Pies for Pi Day (Creative Commons)
Photograph of Domenica-Fetti Archimedes (1620) (Photographer Credit, Unknown (Wikimedia Commons)

You may be wondering how the 100 trillion digit number came into existence, we have to look so far into the past. Between 3,000 and 4,000 years ago, people used trial and error estimations of pi, without considering potential mistakes. The earliest approximations of pi are 3.125 in Babylon (1900-1600 B.C.) and 3.1605 in Ancient Egypt (1650 B.C.). Both estimates were close to the actual value of pi, however it was still far off from the true number. Around 250 BCE, Archimedes, who was a Greek mathematician, made an impressive discovery and breakthrough. He was able to find a more accurate value of pi using the pythagorean theorem. He estimated the area of a circle by comparing the areas of different polygons within the circle and the ones around it. He proved that there was a ratio that was constant between the area of a circle and the square of its radius. He was able to get an upper bound of 22/7 and a lower bound of 223/71 for the value of pi.

Some centuries have passed since the breakthrough of Archemides, and mathematicians all over the world were able to extend the number of decimal places by using complex calculations. A notable mathematician that contributed to this idea was a Chinese astronomer named Zu Chongzi, who came up with the value of 355/13. Based on his results it is thought that he would have used similar methods to those of Archimedes. By 1600, pi had been calculated to 35 digits using the method of inscribed polygons. However, there was little theoretical progress beyond Archimedes. During the seventeenth century new techniques were discovered in the field of mathematics which allowed for improved calculations of pi using infinite series. The earliest formula for calculating pi was proposed by an English mathematician named John Wallis in 1656. He established a formula involving the multiplication of an infinite series of fractions based off “½π.” By the end of the eighteenth century over 100 decimals of pi had been found. In 1706, William Jones introduced the greek letter of pi that we all know is “π” and it was later popularized by Leonhard Euler at the start of 1737.Progress has slowed for the next few hundred years as more calculations were made, but there was little conceptual development. Eventually, in the twentieth century, Indian mathematician Srinivasa Ramanujan created an efficient formula for calculating pi based on its reciprocal fraction. This was later programmed in computer algorithms.

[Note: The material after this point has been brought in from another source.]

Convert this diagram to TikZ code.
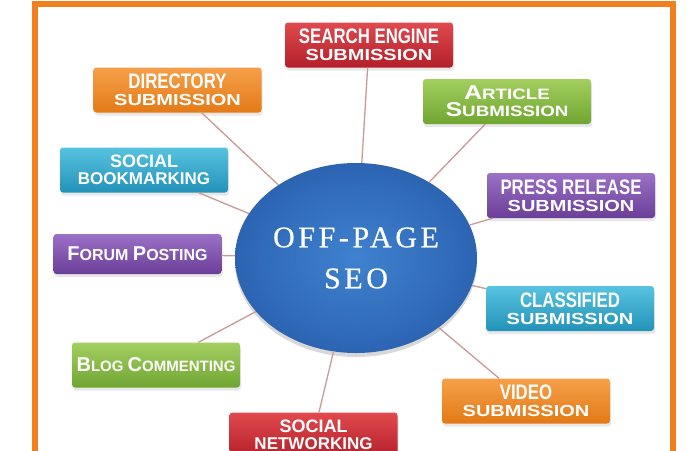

Bust of Srinivasa Ramanujan, Indian mathematical savant in the garden of Birla Industrial & Technological Museum. (AshLin, CC BY-SA 3.0 <>, via Wikimedia Commons)
Larry Shaw, The Price of Pi and Creator of Pi Day (Gayle Laird (Flickr))

In modern times, pi has become very present in popular culture in ways that reach far beyond its roots in ancient geometry. Television shows such as The Simpsons and Twin Peaks, as well as films including the Oscar-winning movie Life of Pi and the Hitchcock classic Torn Curtain, have made use of the number for humorous one-liners, mysterious codes, and everything in between. There is even a holiday dedicated to pi, known as Pi Day, which is celebrated annually on March 14. During 1989, physicist Larry Shaw was the first to hold an organized celebration of Pi Day, when he and his colleagues at the San Francisco Exploratorium marked the occasion by doing laps around a circular area of the building and then eating fruit pies. The holiday has since been recognized by the U.S. House of Representatives, honoured in two Google Doodles, and celebrated by people all over the world. Each year on March 14, math lovers gather for pie eating, pi recitation contests, and discussions on the significance of pi.

Now that you know the history behind the number that has 100 trillion digits and is continuing to increase, you can inform others about the history of pi and why the number is important to mathematics as a whole. While you are at it, go out and eat some π.